Man In A Hurray

September 10, 1995|By Daniel Barkin | Daniel Barkin,Sun Staff Writer

Before he had turned 19, Alan N. Pyles was running a family car dealership in Chestertown and settling into a marriage that began on New Year's Day in 1977.

Selling Fords for a living was a dream fulfilled. "I knew what I wanted and I had the opportunity," recalled Mr. Pyles.

But by 22, his family had sold the dealership, and Mr. Pyles was in La Plata, running his own carpet company. He had skipped college; there was no time, he felt.

"My mother was concerned. She said, 'What do you know about carpet?' I said, 'Selling is selling.' "

At 26, his career took another lurch. Mr. Pyles was recruited to launch a new home warranty franchise of the fledgling, Florida-based Homeowners Marketing Services.

Mr. Pyles had zero knowledge of the warranty business. But, he figured again, selling is selling. And by all accounts, he figured right.

Newly turned 37 (on Friday ), Mr. Pyles has spent the past 11

years building a franchise that has come to dominate the real estate support services industry in Maryland and surrounding states.

Mr. Pyles' HMS of the Mid-Atlantic States franchise, based in Fairfax, Va., sells 85 percent of the existing-home warranties in .. Maryland, Virginia, Delaware and the District of Columbia, by his reckoning. "In some pockets, it's 100 percent," he estimates. Most brokers in the Baltimore area use HMS for home warranties, according to D. R. Grempler, president of Towson-based Coldwell Banker Grempler Realty Inc.

HMS also sells liability insurance and referral services to real estate agents and liability insurance to home sellers, among its various products.

Revenues of Mid-Atlantic and other Pyles-run franchises in the Midwest and Plains states will top $15 million this year, he says.

Nationally, the 15-year-old HMS, a collection of independent (such as Mr. Pyles') and corporate-operated franchises, calls itself the country's largest seller of real estate support services, doing business with more than 50,000 real estate offices coast to coast.

Mr. Pyles is one major reason, according to HMS corporate officials in Florida, where claims are processed for franchises.

"He's the best we've got," said Jim Beach, director of marketing for HMS' real estate division. "I wish we had several Alans to run our corporate-owned franchises. He doesn't sit and watch numbers in the office."

Some of his success can be attributed to timing. HMS launched during the fat years of the 1980s, when the number of Realtors and home sales were climbing rapidly nationwide. But the marketplace has been less forgiving over the past five years, through a recession and sluggish real estate market, and the continued growth of the Mid-Atlantic franchise is credited to Mr. Pyles' focus on customer service.

If Realtors don't like what he is selling, if they lose confidence in Mr. Pyles' word, they won't snap up his products and services, or pitch his warranties and other offerings to their clients. And the past two decades are littered with the remains of warranty firms that went bust. Their legacy has been skepticism that Mr. Pyles had to overcome in real estate offices.

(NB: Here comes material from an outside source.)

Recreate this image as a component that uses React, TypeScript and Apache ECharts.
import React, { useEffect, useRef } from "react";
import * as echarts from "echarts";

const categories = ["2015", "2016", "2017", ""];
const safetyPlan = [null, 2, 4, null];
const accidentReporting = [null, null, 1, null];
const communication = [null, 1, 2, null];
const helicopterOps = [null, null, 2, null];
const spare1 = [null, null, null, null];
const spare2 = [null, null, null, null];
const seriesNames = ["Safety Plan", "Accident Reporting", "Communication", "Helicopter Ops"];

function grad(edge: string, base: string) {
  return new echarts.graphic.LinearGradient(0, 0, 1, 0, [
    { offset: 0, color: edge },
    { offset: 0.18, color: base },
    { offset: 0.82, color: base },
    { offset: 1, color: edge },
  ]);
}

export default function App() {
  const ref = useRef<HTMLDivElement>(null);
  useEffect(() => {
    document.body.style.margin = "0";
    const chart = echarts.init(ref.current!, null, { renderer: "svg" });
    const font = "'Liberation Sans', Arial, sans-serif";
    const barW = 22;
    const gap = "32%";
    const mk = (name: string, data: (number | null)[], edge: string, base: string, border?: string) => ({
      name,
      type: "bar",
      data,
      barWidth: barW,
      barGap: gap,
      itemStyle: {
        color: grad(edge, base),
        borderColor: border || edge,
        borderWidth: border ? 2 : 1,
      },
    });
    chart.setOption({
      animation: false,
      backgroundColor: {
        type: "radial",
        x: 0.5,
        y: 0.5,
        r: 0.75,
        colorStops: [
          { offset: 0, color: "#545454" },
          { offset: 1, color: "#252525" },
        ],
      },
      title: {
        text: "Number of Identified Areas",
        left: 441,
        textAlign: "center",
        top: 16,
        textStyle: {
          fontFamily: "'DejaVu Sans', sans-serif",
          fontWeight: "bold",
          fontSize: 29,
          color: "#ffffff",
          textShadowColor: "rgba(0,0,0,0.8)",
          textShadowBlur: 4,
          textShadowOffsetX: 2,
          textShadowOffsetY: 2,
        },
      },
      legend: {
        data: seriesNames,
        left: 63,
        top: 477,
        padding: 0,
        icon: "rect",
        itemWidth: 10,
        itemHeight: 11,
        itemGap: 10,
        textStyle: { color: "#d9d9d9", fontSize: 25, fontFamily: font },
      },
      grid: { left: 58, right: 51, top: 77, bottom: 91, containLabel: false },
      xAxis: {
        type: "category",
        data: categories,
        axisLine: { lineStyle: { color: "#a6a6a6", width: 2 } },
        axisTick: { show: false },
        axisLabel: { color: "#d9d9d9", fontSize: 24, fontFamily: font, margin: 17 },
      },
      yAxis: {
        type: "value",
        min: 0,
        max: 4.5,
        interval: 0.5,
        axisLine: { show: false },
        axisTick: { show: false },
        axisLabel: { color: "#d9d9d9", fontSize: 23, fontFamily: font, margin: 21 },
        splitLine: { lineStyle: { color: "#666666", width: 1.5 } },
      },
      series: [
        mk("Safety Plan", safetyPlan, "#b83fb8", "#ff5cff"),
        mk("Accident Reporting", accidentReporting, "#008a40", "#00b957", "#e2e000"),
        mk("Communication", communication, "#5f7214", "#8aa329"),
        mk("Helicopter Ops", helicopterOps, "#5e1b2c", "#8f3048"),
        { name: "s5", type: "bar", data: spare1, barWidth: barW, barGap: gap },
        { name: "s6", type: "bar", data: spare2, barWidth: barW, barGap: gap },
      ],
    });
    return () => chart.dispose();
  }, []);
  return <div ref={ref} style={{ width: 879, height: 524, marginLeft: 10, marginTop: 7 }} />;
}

His customers say he has succeeded.

"HMS is great on follow-up," said William F. Cassidy, a Long and Foster sales manager whose office covers Fells Point, Federal Hill and downtown Baltimore. "If the hot water heater goes up the day after settlement, zap, it's taken care of."

"He's an extremely capable individual," said John Evans, executive vice president of O'Conor, Piper & Flynn, the largest locally owned real estate firm in the Baltimore region. "He's very accessible and very responsive."

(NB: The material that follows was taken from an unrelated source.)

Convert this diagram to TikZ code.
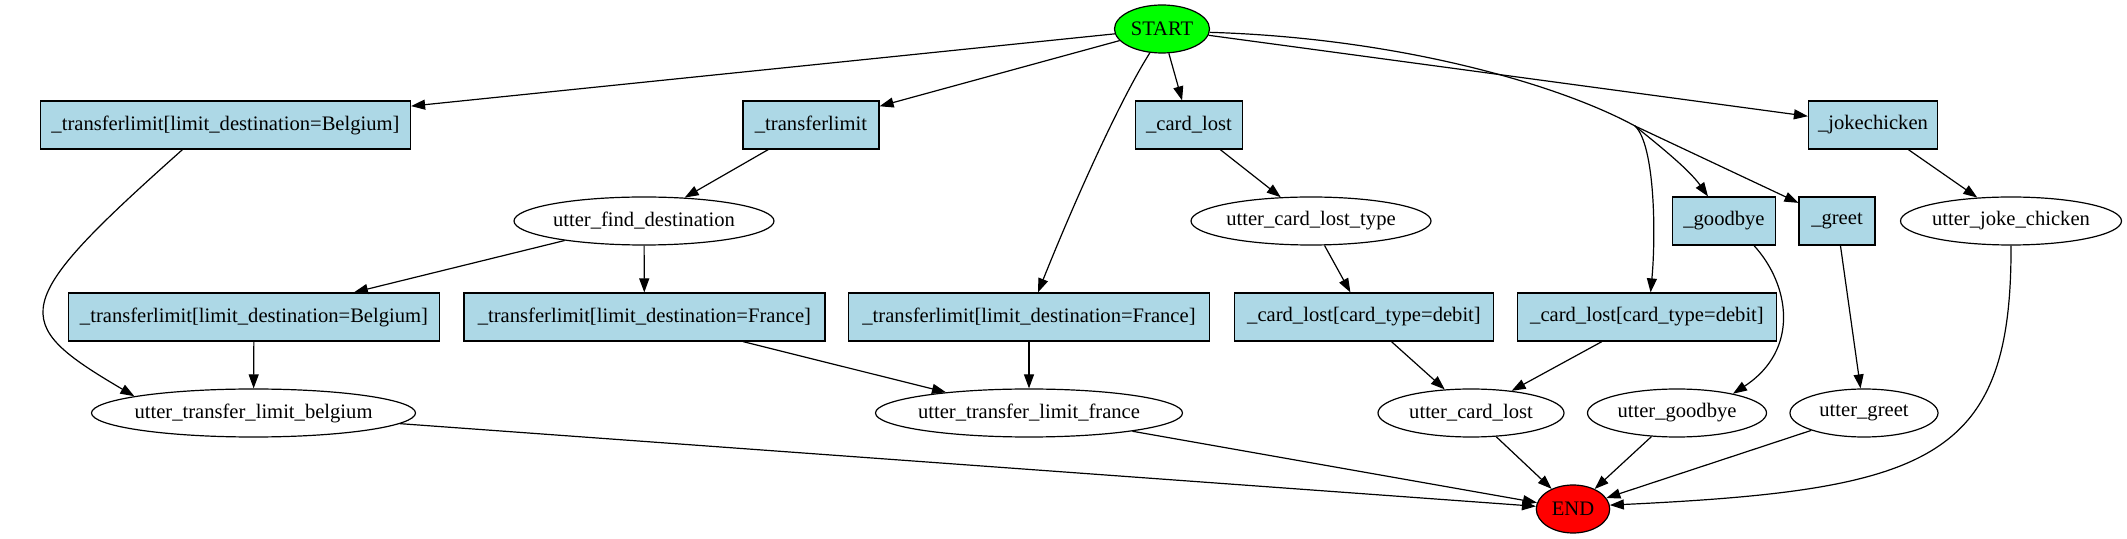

For all his achievements, Mr. Pyles is still a man in a hurry -- maybe not the impatient teen prodigy who hawked Fords on the Eastern Shore while his friends were on campus -- but still youngish and restless.

Index cards at hand

The pockets of every sport coat, every suit jacket in his Clifton, Va., closet brim with blank 3 x 5 index cards. The night stand, at home or in a hotel, always has a pad and a pen. He is phobic that he might lose a killer idea for want of paper.

He is away from home 100 days and nights a year, traveling the road in his 1992 Lexus, relentlessly working the 1,500 real estate offices in his markets.

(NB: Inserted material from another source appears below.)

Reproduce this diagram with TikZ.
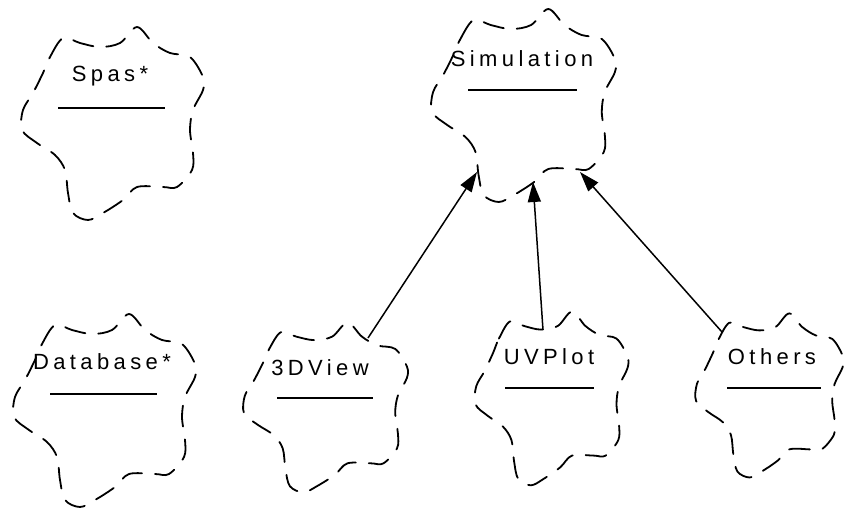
\documentclass[tikz,border=0pt]{standalone}
\usepackage{fontspec}
\setmainfont{Liberation Sans}
\newfontfamily\classfont[LetterSpace=20]{Liberation Sans}
\usetikzlibrary{arrows.meta}

\tikzset{
  cloudline/.style={draw=black, line width=1.8pt, dash pattern=on 21pt off 13pt, line cap=round},
  classname/.style={font=\classfont\fontsize{22}{24}\selectfont, inner sep=0pt, anchor=center},
  compline/.style={line width=1.6pt},
  inherit/.style={line width=1.5pt, -{Triangle[length=20pt,width=13pt]}},
}

% Booch class cloud outline, unit size (half width 91, half height 97)
\newcommand\cloudoutline{plot[smooth cycle, tension=0.55] coordinates {
  (-69,-50) (-62,-66) (-49,-85) (-32,-80) (-12,-76) (8,-80) (25,-96)
  (41,-80) (58,-70) (78,-66) (91,-46) (91,-33) (81,-13) (78,7) (81,30)
  (80,47) (65,64) (51,64) (25,64) (11,77) (-9,90) (-24,97) (-39,90)
  (-44,70) (-47,47) (-57,32) (-75,20) (-90,7) (-89,-13) (-79,-30)}}

% #1 centre, #2 xscale, #3 yscale
\newcommand\classcloud[3]{%
  \begin{scope}[shift={#1}, xscale=#2, yscale=#3]
    \draw[cloudline] \cloudoutline;
  \end{scope}}

\begin{document}
\begin{tikzpicture}[x=1pt, y=-1pt]
  \useasboundingbox (0,0) rectangle (844,507);

  % Spas*
  \classcloud{(112,123)}{1}{1}
  \node[classname] (spas) at (110,76) {Spas*};
  \draw[compline] (58,108) -- (165,108);

  % Simulation
  \classcloud{(523,105)}{1.01}{1}
  \node[classname] (simulation) at (522,59) {Simulation};
  \draw[compline] (468,90) -- (577,90);

  % Database*
  \classcloud{(104,410)}{1}{1}
  \node[classname] (database) at (102,362) {Database*};
  \draw[compline] (50,394) -- (157,394);

  % 3DView
  \classcloud{(325,407)}{0.9}{0.88}
  \node[classname] (view3d) at (320,368) {3DView};
  \draw[compline] (277,398) -- (373,398);

  % UVPlot
  \classcloud{(551,398)}{0.84}{0.9}
  \node[classname] (uvplot) at (549,357) {UVPlot};
  \draw[compline] (505,388) -- (594,388);

  % Others
  \classcloud{(769,395)}{0.81}{0.85}
  \node[classname] (others) at (772,357) {Others};
  \draw[compline] (727,388) -- (821,388);

  % connection points on the cloud outlines
  \coordinate (view3d-top) at (368,338);
  \coordinate (uvplot-top) at (543,330);
  \coordinate (others-top) at (722,332);
  \coordinate (sim-in-left) at (477,172);
  \coordinate (sim-in-mid) at (533,182);
  \coordinate (sim-in-right) at (580,172);

  % inheritance arrows
  \draw[inherit] (view3d-top) -- (sim-in-left);
  \draw[inherit] (uvplot-top) -- (sim-in-mid);
  \draw[inherit] (others-top) -- (sim-in-right);
\end{tikzpicture}
\end{document}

"He has a lot of intensity," observed Dick Eagen, president of Century-21's Mid-Atlantic operations and a Pyles customer and occasional tennis partner. "He works hard."

"If I'm awake, I'm working," is Mr. Pyles' assessment.

He has been selling since he was 15, in the family car business in Prince George's County, a tradition that went back decades to his grandfather's DeSoto dealership in the Anacostia section of Washington.

At 17, he was the youngest person ever approved by Ford Motor Co. to own a dealership, a step his father took to prepare him to take over the business in Chestertown.

Eventually, his father's illness prompted his family to get out of the car business, but Mr. Pyles' car days scuttled his plans to go to college in New Hampshire.